EXERCISE BRIEF> Can you print every record below exactly as written?

DATA TO USE>

--------------------------------------------------

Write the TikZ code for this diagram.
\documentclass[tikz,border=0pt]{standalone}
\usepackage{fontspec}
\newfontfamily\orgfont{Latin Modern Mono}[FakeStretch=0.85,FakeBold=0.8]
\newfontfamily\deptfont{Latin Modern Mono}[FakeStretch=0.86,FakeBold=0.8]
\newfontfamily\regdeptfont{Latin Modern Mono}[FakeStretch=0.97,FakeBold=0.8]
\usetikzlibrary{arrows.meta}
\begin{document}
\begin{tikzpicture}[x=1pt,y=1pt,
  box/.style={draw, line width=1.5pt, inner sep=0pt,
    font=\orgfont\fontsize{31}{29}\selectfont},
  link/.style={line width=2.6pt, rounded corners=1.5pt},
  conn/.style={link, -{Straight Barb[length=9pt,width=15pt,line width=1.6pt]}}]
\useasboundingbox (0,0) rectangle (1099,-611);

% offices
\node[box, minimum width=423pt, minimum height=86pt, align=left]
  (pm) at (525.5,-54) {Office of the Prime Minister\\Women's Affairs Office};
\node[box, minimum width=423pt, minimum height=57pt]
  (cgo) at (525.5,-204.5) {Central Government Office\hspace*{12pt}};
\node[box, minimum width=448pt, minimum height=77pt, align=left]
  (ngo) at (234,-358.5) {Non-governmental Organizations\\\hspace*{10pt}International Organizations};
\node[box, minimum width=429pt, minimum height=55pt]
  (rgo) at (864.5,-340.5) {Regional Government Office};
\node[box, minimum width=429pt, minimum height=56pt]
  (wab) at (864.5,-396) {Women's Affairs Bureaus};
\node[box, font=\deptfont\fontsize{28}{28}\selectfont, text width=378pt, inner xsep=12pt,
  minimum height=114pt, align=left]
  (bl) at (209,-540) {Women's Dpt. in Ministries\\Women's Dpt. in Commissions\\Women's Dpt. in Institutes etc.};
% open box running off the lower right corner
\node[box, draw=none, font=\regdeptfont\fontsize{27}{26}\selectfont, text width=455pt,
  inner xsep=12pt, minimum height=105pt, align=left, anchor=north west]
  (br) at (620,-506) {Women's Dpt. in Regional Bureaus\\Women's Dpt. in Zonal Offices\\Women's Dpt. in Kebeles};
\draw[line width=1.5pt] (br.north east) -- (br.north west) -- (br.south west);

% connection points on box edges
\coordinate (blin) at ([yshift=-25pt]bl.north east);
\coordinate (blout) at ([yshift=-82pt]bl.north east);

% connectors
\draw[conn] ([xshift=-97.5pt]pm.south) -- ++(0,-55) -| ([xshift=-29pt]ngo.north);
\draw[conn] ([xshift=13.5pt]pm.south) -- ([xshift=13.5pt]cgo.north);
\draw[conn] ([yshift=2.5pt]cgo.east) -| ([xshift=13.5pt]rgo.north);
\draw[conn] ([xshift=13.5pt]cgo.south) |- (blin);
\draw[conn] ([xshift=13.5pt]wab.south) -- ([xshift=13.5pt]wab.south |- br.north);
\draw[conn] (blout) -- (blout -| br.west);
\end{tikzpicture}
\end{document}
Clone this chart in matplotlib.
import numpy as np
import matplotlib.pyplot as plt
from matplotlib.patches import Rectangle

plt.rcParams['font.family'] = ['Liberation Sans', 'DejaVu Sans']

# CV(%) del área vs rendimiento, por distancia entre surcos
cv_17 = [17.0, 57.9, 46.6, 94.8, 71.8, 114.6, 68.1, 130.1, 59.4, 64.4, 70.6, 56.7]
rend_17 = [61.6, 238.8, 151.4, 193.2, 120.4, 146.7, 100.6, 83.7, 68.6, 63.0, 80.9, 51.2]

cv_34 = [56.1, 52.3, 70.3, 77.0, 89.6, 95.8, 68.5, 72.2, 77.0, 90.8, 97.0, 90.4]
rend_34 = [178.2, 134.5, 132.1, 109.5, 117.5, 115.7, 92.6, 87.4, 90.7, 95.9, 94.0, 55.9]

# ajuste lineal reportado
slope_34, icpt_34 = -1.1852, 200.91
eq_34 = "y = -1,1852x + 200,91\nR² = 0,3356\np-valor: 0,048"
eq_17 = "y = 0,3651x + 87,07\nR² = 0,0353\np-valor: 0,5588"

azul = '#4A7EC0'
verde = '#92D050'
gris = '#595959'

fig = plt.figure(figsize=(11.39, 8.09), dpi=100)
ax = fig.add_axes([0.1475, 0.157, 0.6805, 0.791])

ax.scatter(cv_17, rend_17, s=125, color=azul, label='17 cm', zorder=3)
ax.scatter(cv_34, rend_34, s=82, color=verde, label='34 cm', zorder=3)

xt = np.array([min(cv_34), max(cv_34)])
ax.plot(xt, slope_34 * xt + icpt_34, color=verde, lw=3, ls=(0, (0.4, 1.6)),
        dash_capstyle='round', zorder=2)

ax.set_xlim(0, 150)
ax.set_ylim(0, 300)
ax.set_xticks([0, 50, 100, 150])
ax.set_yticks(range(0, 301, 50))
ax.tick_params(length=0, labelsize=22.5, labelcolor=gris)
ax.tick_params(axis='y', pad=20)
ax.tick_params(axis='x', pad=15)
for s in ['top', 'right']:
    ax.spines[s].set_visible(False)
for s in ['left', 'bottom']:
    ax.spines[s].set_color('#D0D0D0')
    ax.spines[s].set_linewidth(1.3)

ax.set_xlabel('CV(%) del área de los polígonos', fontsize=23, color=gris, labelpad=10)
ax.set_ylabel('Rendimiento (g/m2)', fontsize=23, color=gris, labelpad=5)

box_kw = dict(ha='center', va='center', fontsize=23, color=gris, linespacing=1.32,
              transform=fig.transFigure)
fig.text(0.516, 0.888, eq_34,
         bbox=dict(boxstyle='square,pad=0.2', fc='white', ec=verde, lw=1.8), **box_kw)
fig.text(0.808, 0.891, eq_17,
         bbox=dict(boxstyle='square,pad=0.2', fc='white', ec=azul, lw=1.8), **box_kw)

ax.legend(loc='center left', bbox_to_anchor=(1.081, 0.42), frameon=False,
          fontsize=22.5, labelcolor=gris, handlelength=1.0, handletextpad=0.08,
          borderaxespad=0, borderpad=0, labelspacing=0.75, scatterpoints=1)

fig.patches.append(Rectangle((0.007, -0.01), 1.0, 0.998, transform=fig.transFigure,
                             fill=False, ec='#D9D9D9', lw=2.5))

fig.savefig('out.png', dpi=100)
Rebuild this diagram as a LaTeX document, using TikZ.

--------------------------------------------------

ANSWER TO THE EXERCISE>
Write the TikZ code for this diagram.
\documentclass[tikz,border=0pt]{standalone}
\usepackage{fontspec}
\newfontfamily\orgfont{Latin Modern Mono}[FakeStretch=0.85,FakeBold=0.8]
\newfontfamily\deptfont{Latin Modern Mono}[FakeStretch=0.86,FakeBold=0.8]
\newfontfamily\regdeptfont{Latin Modern Mono}[FakeStretch=0.97,FakeBold=0.8]
\usetikzlibrary{arrows.meta}
\begin{document}
\begin{tikzpicture}[x=1pt,y=1pt,
  box/.style={draw, line width=1.5pt, inner sep=0pt,
    font=\orgfont\fontsize{31}{29}\selectfont},
  link/.style={line width=2.6pt, rounded corners=1.5pt},
  conn/.style={link, -{Straight Barb[length=9pt,width=15pt,line width=1.6pt]}}]
\useasboundingbox (0,0) rectangle (1099,-611);

% offices
\node[box, minimum width=423pt, minimum height=86pt, align=left]
  (pm) at (525.5,-54) {Office of the Prime Minister\\Women's Affairs Office};
\node[box, minimum width=423pt, minimum height=57pt]
  (cgo) at (525.5,-204.5) {Central Government Office\hspace*{12pt}};
\node[box, minimum width=448pt, minimum height=77pt, align=left]
  (ngo) at (234,-358.5) {Non-governmental Organizations\\\hspace*{10pt}International Organizations};
\node[box, minimum width=429pt, minimum height=55pt]
  (rgo) at (864.5,-340.5) {Regional Government Office};
\node[box, minimum width=429pt, minimum height=56pt]
  (wab) at (864.5,-396) {Women's Affairs Bureaus};
\node[box, font=\deptfont\fontsize{28}{28}\selectfont, text width=378pt, inner xsep=12pt,
  minimum height=114pt, align=left]
  (bl) at (209,-540) {Women's Dpt. in Ministries\\Women's Dpt. in Commissions\\Women's Dpt. in Institutes etc.};
% open box running off the lower right corner
\node[box, draw=none, font=\regdeptfont\fontsize{27}{26}\selectfont, text width=455pt,
  inner xsep=12pt, minimum height=105pt, align=left, anchor=north west]
  (br) at (620,-506) {Women's Dpt. in Regional Bureaus\\Women's Dpt. in Zonal Offices\\Women's Dpt. in Kebeles};
\draw[line width=1.5pt] (br.north east) -- (br.north west) -- (br.south west);

% connection points on box edges
\coordinate (blin) at ([yshift=-25pt]bl.north east);
\coordinate (blout) at ([yshift=-82pt]bl.north east);

% connectors
\draw[conn] ([xshift=-97.5pt]pm.south) -- ++(0,-55) -| ([xshift=-29pt]ngo.north);
\draw[conn] ([xshift=13.5pt]pm.south) -- ([xshift=13.5pt]cgo.north);
\draw[conn] ([yshift=2.5pt]cgo.east) -| ([xshift=13.5pt]rgo.north);
\draw[conn] ([xshift=13.5pt]cgo.south) |- (blin);
\draw[conn] ([xshift=13.5pt]wab.south) -- ([xshift=13.5pt]wab.south |- br.north);
\draw[conn] (blout) -- (blout -| br.west);
\end{tikzpicture}
\end{document}
Clone this chart in matplotlib.
import numpy as np
import matplotlib.pyplot as plt
from matplotlib.patches import Rectangle

plt.rcParams['font.family'] = ['Liberation Sans', 'DejaVu Sans']

# CV(%) del área vs rendimiento, por distancia entre surcos
cv_17 = [17.0, 57.9, 46.6, 94.8, 71.8, 114.6, 68.1, 130.1, 59.4, 64.4, 70.6, 56.7]
rend_17 = [61.6, 238.8, 151.4, 193.2, 120.4, 146.7, 100.6, 83.7, 68.6, 63.0, 80.9, 51.2]

cv_34 = [56.1, 52.3, 70.3, 77.0, 89.6, 95.8, 68.5, 72.2, 77.0, 90.8, 97.0, 90.4]
rend_34 = [178.2, 134.5, 132.1, 109.5, 117.5, 115.7, 92.6, 87.4, 90.7, 95.9, 94.0, 55.9]

# ajuste lineal reportado
slope_34, icpt_34 = -1.1852, 200.91
eq_34 = "y = -1,1852x + 200,91\nR² = 0,3356\np-valor: 0,048"
eq_17 = "y = 0,3651x + 87,07\nR² = 0,0353\np-valor: 0,5588"

azul = '#4A7EC0'
verde = '#92D050'
gris = '#595959'

fig = plt.figure(figsize=(11.39, 8.09), dpi=100)
ax = fig.add_axes([0.1475, 0.157, 0.6805, 0.791])

ax.scatter(cv_17, rend_17, s=125, color=azul, label='17 cm', zorder=3)
ax.scatter(cv_34, rend_34, s=82, color=verde, label='34 cm', zorder=3)

xt = np.array([min(cv_34), max(cv_34)])
ax.plot(xt, slope_34 * xt + icpt_34, color=verde, lw=3, ls=(0, (0.4, 1.6)),
        dash_capstyle='round', zorder=2)

ax.set_xlim(0, 150)
ax.set_ylim(0, 300)
ax.set_xticks([0, 50, 100, 150])
ax.set_yticks(range(0, 301, 50))
ax.tick_params(length=0, labelsize=22.5, labelcolor=gris)
ax.tick_params(axis='y', pad=20)
ax.tick_params(axis='x', pad=15)
for s in ['top', 'right']:
    ax.spines[s].set_visible(False)
for s in ['left', 'bottom']:
    ax.spines[s].set_color('#D0D0D0')
    ax.spines[s].set_linewidth(1.3)

ax.set_xlabel('CV(%) del área de los polígonos', fontsize=23, color=gris, labelpad=10)
ax.set_ylabel('Rendimiento (g/m2)', fontsize=23, color=gris, labelpad=5)

box_kw = dict(ha='center', va='center', fontsize=23, color=gris, linespacing=1.32,
              transform=fig.transFigure)
fig.text(0.516, 0.888, eq_34,
         bbox=dict(boxstyle='square,pad=0.2', fc='white', ec=verde, lw=1.8), **box_kw)
fig.text(0.808, 0.891, eq_17,
         bbox=dict(boxstyle='square,pad=0.2', fc='white', ec=azul, lw=1.8), **box_kw)

ax.legend(loc='center left', bbox_to_anchor=(1.081, 0.42), frameon=False,
          fontsize=22.5, labelcolor=gris, handlelength=1.0, handletextpad=0.08,
          borderaxespad=0, borderpad=0, labelspacing=0.75, scatterpoints=1)

fig.patches.append(Rectangle((0.007, -0.01), 1.0, 0.998, transform=fig.transFigure,
                             fill=False, ec='#D9D9D9', lw=2.5))

fig.savefig('out.png', dpi=100)
Rebuild this diagram as a LaTeX document, using TikZ.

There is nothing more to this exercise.